# Work to do:
Note each line of the listing that contains the string "script", and copy it.

Source records:
>> begin

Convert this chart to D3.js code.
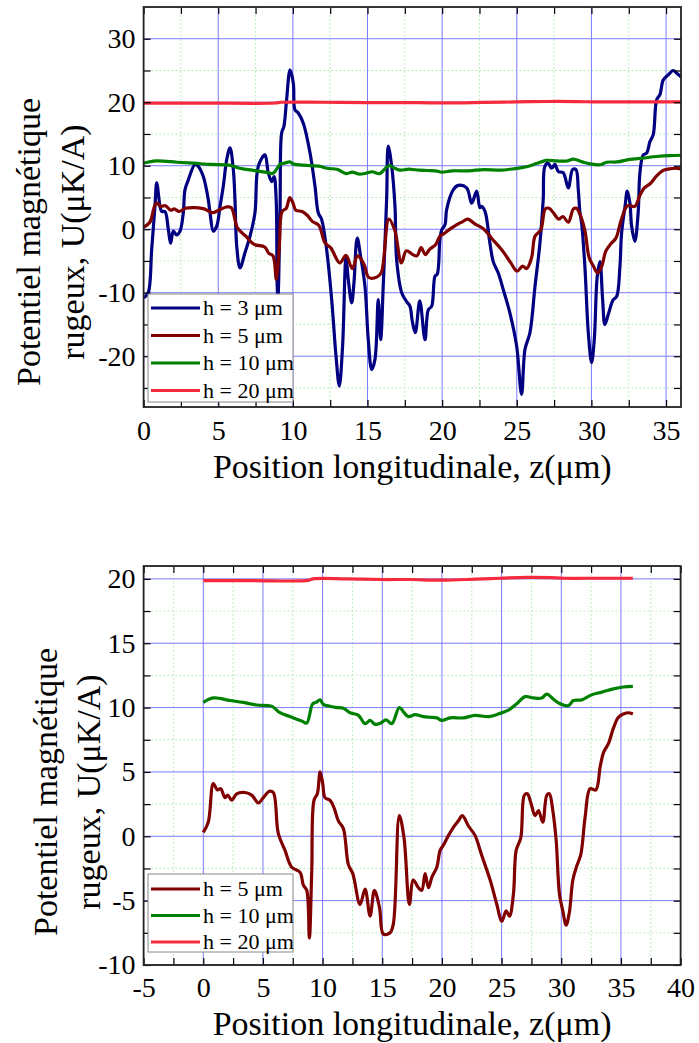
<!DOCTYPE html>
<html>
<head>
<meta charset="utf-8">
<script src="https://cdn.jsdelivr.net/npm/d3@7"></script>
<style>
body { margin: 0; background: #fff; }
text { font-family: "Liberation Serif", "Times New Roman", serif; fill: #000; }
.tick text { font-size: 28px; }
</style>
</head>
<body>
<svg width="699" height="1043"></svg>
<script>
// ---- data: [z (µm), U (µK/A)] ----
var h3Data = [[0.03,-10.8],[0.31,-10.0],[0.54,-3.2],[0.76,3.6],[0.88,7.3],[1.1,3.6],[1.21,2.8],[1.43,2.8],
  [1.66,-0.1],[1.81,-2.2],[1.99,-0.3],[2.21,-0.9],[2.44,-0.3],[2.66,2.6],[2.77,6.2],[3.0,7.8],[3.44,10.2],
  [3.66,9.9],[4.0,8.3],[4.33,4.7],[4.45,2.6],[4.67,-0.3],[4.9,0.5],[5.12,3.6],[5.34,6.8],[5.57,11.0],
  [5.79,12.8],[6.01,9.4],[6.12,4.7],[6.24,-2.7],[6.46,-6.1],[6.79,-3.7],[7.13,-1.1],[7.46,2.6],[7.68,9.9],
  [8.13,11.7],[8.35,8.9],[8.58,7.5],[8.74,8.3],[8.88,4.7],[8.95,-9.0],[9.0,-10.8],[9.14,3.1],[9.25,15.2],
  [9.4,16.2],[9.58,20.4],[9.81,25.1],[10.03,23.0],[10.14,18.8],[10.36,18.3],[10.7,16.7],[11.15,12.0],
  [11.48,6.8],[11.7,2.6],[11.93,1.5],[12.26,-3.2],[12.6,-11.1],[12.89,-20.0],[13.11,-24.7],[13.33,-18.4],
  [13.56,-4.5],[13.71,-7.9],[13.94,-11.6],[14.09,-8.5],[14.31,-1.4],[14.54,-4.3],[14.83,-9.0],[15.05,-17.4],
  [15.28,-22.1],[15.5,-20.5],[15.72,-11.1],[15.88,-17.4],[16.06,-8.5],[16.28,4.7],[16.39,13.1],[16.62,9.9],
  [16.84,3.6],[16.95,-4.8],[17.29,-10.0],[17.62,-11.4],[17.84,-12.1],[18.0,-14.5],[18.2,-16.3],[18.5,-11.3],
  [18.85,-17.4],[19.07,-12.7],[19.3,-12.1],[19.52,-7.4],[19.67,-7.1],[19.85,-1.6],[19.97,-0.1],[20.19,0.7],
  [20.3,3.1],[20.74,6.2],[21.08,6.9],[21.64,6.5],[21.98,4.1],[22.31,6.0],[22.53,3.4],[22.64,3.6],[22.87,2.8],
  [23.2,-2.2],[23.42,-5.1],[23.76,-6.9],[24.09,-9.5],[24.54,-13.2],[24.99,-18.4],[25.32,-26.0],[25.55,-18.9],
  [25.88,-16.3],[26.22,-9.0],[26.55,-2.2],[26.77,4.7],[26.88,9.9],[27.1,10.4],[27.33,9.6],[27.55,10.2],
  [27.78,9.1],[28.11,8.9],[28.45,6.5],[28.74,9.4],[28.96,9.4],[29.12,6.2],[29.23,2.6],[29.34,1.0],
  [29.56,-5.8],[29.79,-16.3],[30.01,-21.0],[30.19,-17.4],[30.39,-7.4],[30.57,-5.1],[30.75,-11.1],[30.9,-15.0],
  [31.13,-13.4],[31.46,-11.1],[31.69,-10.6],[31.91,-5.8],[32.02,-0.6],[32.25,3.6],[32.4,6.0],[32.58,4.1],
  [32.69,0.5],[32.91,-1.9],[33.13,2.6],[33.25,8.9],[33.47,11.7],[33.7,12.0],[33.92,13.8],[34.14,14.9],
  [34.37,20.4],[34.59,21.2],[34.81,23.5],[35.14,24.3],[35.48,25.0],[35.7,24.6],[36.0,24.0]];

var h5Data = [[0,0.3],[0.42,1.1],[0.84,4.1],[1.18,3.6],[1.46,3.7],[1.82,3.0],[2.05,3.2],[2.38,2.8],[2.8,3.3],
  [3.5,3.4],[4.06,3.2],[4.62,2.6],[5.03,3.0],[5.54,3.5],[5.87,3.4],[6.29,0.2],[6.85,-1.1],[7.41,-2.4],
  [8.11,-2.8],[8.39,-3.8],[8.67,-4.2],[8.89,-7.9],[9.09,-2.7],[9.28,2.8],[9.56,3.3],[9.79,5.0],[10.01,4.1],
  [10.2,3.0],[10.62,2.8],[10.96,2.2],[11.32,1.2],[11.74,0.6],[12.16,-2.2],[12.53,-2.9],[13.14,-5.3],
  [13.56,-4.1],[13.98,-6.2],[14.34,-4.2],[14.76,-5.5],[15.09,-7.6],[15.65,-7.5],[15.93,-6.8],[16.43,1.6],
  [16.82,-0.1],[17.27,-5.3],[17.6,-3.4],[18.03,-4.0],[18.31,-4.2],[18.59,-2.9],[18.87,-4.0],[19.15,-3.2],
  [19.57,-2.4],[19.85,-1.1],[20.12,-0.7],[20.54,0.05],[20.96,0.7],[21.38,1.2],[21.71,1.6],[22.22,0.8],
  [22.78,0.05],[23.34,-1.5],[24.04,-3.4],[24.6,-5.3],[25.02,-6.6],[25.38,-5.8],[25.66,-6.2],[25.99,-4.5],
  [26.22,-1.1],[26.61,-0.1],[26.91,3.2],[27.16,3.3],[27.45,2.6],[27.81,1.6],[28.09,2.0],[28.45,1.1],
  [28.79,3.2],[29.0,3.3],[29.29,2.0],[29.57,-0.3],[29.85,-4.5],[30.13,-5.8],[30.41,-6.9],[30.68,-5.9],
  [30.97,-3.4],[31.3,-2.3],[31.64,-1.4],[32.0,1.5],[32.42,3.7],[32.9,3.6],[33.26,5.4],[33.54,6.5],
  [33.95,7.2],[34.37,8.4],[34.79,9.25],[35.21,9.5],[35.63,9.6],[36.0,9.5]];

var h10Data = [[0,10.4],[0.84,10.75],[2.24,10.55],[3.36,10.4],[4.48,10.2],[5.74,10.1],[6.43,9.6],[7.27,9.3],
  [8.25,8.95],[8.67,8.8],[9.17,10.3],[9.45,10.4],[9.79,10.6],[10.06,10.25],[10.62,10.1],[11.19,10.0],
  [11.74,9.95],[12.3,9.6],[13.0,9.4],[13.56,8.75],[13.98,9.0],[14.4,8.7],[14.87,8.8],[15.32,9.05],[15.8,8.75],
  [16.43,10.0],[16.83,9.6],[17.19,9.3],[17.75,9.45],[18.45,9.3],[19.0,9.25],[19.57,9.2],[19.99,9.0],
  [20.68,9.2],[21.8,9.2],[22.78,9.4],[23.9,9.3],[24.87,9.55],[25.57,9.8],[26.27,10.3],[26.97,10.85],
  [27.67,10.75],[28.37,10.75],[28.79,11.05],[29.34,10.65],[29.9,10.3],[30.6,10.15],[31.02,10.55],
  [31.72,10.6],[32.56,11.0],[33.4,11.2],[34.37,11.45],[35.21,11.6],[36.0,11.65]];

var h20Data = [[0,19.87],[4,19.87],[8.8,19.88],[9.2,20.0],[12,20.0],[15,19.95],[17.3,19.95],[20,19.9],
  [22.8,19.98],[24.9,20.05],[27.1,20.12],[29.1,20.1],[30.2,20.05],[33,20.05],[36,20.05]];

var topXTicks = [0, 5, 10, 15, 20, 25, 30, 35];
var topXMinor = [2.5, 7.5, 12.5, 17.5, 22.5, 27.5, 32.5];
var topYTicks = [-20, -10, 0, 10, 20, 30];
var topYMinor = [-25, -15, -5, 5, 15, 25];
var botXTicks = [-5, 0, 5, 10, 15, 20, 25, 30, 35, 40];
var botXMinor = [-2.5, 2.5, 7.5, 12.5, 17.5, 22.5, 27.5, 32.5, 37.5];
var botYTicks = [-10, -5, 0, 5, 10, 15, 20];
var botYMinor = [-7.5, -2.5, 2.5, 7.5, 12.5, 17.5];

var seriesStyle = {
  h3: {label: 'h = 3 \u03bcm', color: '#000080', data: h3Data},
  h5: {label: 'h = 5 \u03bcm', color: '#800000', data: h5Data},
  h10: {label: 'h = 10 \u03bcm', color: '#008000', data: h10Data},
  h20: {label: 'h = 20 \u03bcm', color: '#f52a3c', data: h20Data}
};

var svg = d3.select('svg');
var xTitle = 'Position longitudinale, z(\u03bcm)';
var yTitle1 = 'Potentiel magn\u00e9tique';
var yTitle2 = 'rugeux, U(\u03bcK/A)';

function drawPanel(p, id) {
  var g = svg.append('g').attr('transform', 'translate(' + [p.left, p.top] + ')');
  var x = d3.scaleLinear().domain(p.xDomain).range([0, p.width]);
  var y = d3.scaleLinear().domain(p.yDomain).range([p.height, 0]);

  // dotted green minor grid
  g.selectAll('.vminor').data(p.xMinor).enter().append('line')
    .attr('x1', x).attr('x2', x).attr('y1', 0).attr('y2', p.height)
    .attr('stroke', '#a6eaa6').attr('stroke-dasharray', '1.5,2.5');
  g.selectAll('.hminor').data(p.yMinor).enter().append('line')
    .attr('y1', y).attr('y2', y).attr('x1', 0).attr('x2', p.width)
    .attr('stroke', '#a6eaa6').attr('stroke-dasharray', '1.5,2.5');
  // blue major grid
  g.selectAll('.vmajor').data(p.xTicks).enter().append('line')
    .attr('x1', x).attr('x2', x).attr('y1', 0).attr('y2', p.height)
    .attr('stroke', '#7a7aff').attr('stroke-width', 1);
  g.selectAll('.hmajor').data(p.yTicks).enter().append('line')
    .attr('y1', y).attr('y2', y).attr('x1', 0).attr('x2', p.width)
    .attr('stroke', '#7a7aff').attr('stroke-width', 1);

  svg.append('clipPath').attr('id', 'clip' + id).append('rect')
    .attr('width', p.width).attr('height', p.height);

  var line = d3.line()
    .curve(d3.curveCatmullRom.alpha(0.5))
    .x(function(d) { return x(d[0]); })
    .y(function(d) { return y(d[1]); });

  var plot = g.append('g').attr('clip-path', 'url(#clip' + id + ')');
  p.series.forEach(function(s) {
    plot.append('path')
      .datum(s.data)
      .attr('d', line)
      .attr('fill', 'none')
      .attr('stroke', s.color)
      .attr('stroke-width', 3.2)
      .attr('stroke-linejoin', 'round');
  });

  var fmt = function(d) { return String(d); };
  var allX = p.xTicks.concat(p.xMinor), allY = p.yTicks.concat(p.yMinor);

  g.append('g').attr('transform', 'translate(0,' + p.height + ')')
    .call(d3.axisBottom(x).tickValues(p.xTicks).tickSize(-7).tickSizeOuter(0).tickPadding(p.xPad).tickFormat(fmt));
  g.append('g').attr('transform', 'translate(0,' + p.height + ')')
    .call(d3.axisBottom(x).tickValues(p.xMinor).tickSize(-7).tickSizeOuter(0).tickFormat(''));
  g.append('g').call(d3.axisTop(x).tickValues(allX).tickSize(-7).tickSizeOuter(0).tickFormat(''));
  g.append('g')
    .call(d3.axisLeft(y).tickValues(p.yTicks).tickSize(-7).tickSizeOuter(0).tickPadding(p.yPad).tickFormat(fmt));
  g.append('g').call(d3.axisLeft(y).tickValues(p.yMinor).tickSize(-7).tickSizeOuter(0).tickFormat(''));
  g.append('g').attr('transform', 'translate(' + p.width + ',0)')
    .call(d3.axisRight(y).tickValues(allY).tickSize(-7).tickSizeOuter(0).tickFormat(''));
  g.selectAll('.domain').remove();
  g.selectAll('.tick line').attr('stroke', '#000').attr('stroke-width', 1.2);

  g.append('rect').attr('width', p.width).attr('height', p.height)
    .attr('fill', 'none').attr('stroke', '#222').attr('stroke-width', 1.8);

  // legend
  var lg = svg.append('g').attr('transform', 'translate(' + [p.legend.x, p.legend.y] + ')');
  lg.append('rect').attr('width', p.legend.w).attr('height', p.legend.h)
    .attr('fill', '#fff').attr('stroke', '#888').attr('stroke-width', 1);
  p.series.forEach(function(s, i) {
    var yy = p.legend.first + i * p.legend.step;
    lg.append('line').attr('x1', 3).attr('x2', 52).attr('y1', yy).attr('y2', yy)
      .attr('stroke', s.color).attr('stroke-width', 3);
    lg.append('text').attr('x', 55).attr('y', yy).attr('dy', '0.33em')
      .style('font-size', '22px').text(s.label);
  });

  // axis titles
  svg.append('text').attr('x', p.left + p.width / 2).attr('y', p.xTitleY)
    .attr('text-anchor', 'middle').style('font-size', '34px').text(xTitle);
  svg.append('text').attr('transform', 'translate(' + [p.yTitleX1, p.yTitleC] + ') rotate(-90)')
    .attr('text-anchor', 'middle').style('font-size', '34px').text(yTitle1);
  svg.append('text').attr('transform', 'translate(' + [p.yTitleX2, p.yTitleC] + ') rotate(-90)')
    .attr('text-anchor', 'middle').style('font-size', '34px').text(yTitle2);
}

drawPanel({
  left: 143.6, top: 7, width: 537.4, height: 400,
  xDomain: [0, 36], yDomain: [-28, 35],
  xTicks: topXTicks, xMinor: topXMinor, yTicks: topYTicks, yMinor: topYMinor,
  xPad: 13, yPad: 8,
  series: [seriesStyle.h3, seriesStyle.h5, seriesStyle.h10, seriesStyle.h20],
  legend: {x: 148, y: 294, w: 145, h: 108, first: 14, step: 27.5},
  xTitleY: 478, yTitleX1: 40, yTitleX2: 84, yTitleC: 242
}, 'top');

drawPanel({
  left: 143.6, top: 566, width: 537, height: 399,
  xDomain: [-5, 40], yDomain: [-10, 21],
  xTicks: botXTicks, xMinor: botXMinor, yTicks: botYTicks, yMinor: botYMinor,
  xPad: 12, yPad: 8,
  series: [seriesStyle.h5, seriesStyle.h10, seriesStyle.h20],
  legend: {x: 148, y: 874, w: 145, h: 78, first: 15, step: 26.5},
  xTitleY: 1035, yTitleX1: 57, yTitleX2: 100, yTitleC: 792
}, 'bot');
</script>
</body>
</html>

>> end
>> begin

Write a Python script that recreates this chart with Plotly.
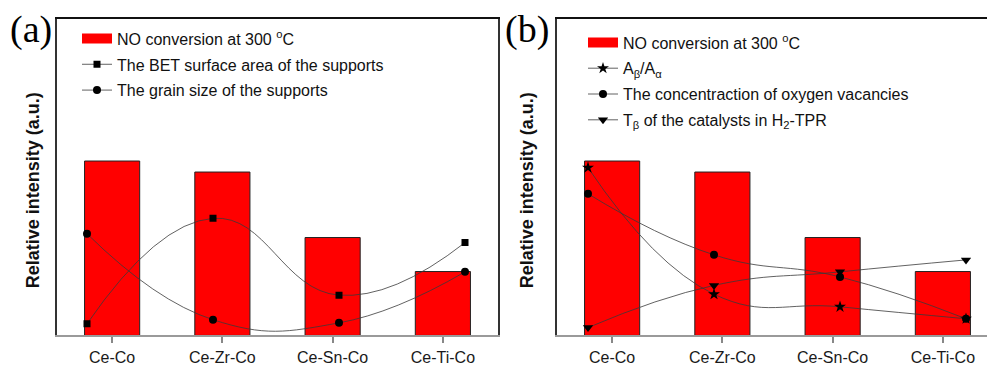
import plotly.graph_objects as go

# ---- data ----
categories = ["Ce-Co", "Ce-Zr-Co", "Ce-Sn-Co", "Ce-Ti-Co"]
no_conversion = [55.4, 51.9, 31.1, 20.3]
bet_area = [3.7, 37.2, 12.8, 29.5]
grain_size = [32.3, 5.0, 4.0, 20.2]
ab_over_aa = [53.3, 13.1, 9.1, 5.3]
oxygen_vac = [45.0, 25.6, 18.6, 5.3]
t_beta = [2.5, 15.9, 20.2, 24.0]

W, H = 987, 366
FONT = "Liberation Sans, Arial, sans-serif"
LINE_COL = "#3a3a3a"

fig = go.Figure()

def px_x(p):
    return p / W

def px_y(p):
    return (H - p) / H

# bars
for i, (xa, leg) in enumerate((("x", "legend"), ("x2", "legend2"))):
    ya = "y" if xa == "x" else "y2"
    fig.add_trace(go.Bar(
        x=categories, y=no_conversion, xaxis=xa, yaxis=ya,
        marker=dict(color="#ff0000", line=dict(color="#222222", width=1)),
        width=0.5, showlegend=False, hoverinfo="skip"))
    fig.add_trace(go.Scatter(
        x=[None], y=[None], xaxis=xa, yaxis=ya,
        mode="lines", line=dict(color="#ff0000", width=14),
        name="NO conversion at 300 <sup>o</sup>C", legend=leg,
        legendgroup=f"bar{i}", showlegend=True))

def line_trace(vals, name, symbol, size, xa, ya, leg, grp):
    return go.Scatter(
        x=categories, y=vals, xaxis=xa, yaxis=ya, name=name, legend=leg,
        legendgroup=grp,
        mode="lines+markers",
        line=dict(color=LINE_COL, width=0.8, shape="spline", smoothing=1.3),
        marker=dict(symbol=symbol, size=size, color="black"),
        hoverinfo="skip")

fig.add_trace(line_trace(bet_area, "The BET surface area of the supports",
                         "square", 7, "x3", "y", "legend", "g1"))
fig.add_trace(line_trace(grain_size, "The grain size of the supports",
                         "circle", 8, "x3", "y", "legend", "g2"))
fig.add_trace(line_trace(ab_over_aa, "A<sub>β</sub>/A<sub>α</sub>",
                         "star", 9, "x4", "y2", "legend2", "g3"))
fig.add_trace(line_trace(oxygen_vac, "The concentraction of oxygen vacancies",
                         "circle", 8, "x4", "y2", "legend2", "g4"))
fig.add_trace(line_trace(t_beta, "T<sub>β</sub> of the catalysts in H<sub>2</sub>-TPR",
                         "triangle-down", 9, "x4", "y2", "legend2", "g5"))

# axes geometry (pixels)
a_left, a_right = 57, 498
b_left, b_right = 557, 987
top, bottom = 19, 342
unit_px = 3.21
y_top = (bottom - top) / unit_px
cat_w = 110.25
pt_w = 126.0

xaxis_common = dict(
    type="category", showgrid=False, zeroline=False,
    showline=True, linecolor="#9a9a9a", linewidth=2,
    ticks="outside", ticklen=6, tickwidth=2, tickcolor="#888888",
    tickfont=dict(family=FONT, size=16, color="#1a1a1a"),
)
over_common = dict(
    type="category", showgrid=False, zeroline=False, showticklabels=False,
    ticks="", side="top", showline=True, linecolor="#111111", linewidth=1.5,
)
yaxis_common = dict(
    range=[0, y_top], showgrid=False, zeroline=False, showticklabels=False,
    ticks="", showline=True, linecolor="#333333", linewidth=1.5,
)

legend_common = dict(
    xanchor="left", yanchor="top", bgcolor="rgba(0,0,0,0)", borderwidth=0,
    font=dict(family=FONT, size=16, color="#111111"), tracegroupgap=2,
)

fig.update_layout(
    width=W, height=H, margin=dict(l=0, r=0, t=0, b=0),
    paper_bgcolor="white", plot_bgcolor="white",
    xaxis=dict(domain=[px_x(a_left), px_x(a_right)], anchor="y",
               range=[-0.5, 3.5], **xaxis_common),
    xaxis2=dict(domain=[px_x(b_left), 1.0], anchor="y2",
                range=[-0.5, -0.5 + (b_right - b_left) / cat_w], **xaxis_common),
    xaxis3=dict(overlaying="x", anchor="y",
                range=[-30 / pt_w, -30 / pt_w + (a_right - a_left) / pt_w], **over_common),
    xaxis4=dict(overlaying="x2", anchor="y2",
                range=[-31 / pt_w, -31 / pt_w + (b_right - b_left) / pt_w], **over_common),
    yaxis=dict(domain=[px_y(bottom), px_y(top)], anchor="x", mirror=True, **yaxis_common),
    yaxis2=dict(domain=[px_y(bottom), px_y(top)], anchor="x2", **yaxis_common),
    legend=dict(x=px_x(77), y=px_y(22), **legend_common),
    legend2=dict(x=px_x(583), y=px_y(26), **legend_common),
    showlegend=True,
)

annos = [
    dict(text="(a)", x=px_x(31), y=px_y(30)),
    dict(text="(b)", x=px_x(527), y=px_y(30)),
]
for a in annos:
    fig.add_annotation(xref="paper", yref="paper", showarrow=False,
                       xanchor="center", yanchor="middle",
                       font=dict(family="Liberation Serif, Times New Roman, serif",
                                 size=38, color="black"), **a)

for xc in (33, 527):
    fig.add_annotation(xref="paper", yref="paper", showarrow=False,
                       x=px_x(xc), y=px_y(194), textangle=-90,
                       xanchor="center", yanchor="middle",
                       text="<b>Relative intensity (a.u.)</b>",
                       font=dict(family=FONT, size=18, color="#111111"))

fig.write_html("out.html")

>> end
>> begin

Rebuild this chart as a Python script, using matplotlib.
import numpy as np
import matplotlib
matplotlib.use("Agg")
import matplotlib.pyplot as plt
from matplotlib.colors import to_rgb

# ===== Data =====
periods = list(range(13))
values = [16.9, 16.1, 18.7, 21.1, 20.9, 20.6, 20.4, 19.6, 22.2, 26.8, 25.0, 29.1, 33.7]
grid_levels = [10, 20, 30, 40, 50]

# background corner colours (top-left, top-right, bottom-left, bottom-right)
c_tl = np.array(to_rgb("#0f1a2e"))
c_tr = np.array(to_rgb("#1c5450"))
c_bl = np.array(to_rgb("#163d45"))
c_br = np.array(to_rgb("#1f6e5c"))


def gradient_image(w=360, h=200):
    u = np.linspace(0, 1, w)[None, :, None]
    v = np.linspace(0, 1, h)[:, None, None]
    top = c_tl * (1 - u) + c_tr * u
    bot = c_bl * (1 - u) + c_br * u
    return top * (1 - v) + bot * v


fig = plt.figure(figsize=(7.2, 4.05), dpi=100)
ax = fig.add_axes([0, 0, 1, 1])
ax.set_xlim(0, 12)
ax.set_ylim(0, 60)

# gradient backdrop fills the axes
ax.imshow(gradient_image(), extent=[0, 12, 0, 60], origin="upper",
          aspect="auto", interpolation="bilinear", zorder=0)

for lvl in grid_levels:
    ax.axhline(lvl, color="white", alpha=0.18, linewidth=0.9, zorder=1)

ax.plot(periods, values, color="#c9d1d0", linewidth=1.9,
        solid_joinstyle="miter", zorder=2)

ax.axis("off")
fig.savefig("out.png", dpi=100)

>> end

# Response:
<script src="https://cdn.jsdelivr.net/npm/d3@7"></script>
<script>
</script>
Write a Python script that recreates this chart with Plotly.
Rebuild this chart as a Python script, using matplotlib.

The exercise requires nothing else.